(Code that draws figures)
........

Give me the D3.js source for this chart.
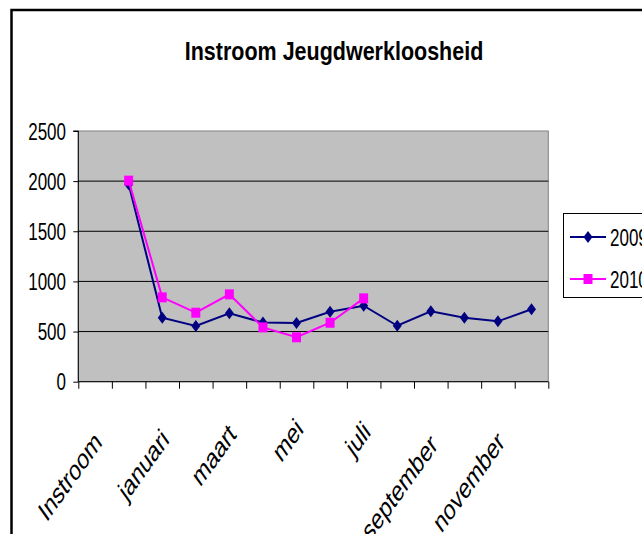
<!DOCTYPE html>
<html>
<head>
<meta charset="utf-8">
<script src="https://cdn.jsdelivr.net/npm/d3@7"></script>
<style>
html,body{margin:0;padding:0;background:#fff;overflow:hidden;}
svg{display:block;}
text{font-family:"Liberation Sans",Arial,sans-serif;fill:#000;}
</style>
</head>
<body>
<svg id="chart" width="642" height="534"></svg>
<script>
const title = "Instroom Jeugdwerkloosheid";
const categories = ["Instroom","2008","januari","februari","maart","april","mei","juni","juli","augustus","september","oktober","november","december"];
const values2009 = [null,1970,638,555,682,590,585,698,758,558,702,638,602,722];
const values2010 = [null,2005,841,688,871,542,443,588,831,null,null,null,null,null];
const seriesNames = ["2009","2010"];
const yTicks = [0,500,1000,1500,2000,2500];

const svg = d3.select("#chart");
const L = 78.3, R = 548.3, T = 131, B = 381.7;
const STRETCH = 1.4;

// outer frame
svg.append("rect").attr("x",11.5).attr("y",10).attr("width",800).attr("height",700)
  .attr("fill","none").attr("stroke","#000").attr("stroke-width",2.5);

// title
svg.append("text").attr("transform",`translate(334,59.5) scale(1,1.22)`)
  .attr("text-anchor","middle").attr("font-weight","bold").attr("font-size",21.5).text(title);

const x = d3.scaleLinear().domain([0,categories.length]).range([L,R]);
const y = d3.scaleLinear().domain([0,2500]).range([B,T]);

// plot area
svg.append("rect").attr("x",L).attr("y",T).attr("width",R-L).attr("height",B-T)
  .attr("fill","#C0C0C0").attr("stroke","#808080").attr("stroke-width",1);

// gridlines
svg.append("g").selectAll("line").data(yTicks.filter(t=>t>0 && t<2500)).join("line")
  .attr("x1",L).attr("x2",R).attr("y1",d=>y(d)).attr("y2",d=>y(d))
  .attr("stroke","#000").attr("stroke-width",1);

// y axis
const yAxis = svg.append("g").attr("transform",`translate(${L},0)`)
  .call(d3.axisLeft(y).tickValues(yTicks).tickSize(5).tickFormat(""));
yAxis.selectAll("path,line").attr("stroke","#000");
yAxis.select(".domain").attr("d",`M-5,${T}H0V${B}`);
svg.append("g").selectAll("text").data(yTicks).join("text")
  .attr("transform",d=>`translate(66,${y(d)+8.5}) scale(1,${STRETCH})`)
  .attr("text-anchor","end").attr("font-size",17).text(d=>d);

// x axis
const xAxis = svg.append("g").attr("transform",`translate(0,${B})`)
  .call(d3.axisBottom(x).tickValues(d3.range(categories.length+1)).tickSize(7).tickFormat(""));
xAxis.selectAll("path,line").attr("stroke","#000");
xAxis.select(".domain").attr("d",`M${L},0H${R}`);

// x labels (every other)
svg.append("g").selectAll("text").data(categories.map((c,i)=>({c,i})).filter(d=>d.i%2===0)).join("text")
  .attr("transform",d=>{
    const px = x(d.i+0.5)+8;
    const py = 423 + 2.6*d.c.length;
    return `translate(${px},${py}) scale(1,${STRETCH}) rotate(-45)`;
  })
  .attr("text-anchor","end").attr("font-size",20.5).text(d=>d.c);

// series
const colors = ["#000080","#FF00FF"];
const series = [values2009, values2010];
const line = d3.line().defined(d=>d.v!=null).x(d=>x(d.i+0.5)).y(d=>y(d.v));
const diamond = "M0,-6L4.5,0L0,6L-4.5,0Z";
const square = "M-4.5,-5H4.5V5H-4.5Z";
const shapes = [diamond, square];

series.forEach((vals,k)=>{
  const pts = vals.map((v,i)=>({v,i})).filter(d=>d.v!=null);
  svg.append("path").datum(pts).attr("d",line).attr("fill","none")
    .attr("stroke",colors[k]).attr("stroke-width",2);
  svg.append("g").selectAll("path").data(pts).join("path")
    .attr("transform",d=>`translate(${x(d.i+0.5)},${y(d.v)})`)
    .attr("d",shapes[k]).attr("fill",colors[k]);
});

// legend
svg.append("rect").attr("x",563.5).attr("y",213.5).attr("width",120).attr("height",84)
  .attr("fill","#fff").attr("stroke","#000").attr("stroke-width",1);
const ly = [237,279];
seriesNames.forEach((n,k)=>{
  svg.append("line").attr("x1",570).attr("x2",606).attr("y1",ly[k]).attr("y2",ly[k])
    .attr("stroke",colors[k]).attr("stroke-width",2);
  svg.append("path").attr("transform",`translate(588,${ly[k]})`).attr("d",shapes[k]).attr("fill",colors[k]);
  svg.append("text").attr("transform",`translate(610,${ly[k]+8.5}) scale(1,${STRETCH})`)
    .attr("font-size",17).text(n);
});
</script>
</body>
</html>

........

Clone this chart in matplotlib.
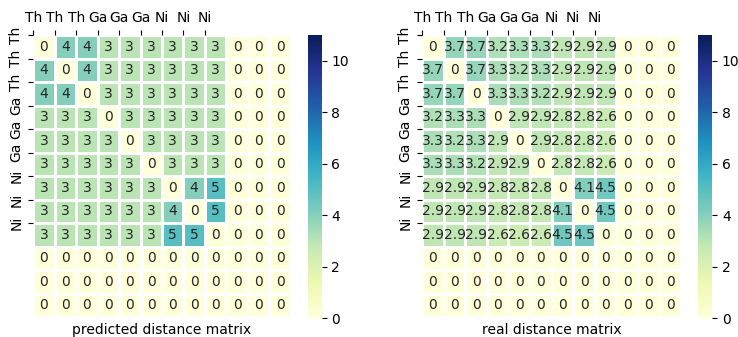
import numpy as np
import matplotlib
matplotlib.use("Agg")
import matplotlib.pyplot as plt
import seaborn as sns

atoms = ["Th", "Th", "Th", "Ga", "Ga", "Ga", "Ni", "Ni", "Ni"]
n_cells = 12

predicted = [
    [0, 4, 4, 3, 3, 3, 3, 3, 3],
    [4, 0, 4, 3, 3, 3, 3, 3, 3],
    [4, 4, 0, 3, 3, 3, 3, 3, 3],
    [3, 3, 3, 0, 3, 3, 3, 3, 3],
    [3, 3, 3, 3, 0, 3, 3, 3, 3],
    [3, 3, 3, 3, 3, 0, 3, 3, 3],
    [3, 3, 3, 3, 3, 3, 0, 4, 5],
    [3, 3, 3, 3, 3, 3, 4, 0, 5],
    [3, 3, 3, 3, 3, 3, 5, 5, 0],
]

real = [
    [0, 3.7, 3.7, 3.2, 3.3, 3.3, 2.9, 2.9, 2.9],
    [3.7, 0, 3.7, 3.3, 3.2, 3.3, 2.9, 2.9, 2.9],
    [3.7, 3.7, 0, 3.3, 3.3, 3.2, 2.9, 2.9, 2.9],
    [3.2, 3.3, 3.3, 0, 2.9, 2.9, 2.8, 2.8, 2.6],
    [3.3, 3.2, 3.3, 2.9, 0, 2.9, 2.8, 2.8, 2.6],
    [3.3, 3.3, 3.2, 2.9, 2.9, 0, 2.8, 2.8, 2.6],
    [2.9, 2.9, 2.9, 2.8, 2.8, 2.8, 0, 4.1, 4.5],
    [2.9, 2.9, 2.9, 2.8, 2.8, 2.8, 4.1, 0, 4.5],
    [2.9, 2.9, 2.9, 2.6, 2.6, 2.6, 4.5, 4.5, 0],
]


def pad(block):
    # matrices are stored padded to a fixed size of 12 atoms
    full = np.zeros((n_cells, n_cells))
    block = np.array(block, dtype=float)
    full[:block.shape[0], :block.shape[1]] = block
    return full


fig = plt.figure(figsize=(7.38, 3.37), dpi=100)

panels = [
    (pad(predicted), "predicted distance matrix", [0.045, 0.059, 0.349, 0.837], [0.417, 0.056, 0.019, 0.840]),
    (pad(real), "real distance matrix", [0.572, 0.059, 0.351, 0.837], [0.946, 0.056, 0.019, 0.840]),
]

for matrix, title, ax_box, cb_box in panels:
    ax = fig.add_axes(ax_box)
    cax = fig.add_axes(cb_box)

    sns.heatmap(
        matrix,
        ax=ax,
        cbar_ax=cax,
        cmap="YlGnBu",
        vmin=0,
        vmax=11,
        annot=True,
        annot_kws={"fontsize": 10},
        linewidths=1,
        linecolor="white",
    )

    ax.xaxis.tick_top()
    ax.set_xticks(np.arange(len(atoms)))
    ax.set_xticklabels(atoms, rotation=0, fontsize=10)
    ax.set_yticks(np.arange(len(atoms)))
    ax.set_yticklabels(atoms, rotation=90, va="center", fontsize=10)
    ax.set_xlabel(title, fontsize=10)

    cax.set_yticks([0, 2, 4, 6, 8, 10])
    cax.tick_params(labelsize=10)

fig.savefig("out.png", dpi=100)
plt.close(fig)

........

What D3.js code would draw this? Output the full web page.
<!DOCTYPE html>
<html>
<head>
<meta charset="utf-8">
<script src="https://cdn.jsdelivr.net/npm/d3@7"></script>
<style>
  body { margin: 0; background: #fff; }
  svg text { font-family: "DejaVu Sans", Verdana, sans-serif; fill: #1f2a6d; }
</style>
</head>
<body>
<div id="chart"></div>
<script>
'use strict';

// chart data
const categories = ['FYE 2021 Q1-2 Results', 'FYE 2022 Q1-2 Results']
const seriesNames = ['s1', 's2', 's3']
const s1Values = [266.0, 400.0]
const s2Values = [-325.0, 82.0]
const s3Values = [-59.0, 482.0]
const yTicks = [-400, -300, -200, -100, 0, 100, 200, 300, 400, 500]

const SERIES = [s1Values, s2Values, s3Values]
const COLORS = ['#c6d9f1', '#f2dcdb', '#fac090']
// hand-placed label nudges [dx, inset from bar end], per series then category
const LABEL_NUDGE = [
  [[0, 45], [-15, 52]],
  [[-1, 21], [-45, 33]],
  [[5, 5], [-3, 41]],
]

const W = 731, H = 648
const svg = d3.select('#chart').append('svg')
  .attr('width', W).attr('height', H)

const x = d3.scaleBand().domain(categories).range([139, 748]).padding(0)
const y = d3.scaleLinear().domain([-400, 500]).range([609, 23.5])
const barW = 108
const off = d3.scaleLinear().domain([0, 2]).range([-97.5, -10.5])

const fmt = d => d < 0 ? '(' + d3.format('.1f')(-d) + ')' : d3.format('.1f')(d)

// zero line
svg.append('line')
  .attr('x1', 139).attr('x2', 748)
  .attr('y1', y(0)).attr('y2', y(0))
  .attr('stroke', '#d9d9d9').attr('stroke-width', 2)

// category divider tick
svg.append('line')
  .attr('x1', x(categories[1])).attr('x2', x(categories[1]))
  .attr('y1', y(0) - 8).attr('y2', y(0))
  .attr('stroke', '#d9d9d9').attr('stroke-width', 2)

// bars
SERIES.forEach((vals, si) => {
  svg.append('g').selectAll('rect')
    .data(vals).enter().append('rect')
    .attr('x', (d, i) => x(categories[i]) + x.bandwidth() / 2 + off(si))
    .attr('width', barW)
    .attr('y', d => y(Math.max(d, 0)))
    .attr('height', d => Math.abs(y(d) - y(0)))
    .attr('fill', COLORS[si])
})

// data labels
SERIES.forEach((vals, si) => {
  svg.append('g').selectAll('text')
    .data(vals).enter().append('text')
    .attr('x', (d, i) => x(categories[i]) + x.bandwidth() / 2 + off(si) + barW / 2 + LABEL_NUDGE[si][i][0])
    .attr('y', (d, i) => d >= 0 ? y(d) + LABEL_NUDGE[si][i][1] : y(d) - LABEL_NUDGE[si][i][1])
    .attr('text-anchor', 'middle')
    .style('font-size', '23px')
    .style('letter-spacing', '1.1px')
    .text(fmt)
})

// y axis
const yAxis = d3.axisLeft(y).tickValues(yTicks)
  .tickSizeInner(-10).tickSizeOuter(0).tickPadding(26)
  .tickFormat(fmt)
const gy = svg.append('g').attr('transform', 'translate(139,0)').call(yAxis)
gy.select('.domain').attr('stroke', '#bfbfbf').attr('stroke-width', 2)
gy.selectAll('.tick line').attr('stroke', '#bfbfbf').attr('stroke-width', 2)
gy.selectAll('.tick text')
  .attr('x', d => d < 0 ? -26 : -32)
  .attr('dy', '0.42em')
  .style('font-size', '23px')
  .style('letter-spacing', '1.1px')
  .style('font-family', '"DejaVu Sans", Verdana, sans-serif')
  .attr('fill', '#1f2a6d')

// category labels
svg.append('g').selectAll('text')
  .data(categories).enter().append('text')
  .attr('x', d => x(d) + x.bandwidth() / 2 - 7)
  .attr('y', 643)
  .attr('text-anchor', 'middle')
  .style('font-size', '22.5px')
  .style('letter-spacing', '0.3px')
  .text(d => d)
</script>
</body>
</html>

........

◆ **PROBLEM TO WORK ON**: Output the lines of the records above exactly as they appear, from the line containing "What D3.js code" through the line containing "300, 400, 500]".

◆ **RESULT OF THE EXERCISE**:
What D3.js code would draw this? Output the full web page.
<!DOCTYPE html>
<html>
<head>
<meta charset="utf-8">
<script src="https://cdn.jsdelivr.net/npm/d3@7"></script>
<style>
  body { margin: 0; background: #fff; }
  svg text { font-family: "DejaVu Sans", Verdana, sans-serif; fill: #1f2a6d; }
</style>
</head>
<body>
<div id="chart"></div>
<script>
'use strict';

// chart data
const categories = ['FYE 2021 Q1-2 Results', 'FYE 2022 Q1-2 Results']
const seriesNames = ['s1', 's2', 's3']
const s1Values = [266.0, 400.0]
const s2Values = [-325.0, 82.0]
const s3Values = [-59.0, 482.0]
const yTicks = [-400, -300, -200, -100, 0, 100, 200, 300, 400, 500]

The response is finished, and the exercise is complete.